Nearshore teams in Latin America often combine:


  1. 4-6 hours of overlap with US working hours.

  2. Strong English skills.

  3. Familiarity with US business practices.

  4. Competitive rates compared to onshore teams.


Establish core working hours for real-time collaboration, and use asynchronous updates for non-urgent tasks. Regular check-ins help keep distributed teams aligned without slowing progress.


You can also reach out to our team if you’d like help evaluating options or putting together the right IoT development resources.


Frequently Asked Questions

What are the key skills of an IoT developer?

IoT developers work across hardware and software. They write firmware for microcontrollers, set up communication protocols like MQTT or BLE, and integrate devices with cloud platforms such as AWS IoT or Azure.


They also handle power constraints, security, and data processing. Developers with experience in embedded systems, networking, and distributed systems usually adapt best to these projects.

How much does it cost to hire an IoT developer?

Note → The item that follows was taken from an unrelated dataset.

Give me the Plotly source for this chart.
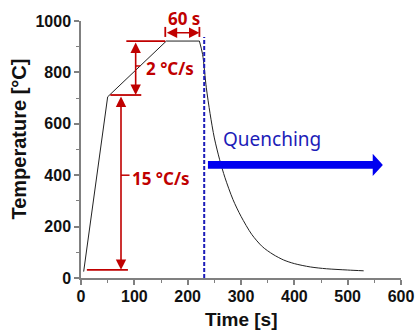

Rates depend on location and engagement model. Freelancers often charge between $35 and $70 per hour. Nearshore developers in Latin America, like Colombia or Mexico, range from $29 to $50 per hour.


Offshore teams in Eastern Europe or Asia are usually $25 to $60 per hour. Onshore developers in the US or Canada can range from $80 to $200 per hour. Specialized skills and project complexity can push rates higher.

How do I find reliable IoT developers?

Specialized recruiting firms and vetted talent platforms are usually the fastest way to find qualified candidates.


You can also look through professional networks, referrals from your team, and open-source contributors. Universities with strong embedded systems programs are another good source for longer-term hiring.

What's the best way to manage a remote IoT team?

Remote IoT teams need structured workflows. Use daily standups, weekly reviews, and clear documentation to keep everyone aligned. Version control and issue tracking tools help manage collaboration.


If your team spans time zones, define core overlap hours and set up remote access to test devices. For firmware work, plan extra time for integration and debugging.

What's the difference between IoT engineers and embedded developers?

Embedded developers focus mainly on firmware, sensor integration, and optimizing code for constrained devices. IoT engineers take a broader view, covering connectivity, cloud integration, and overall system reliability.


Many developers work across both areas, but IoT engineers are usually responsible for how devices connect to and interact with larger systems.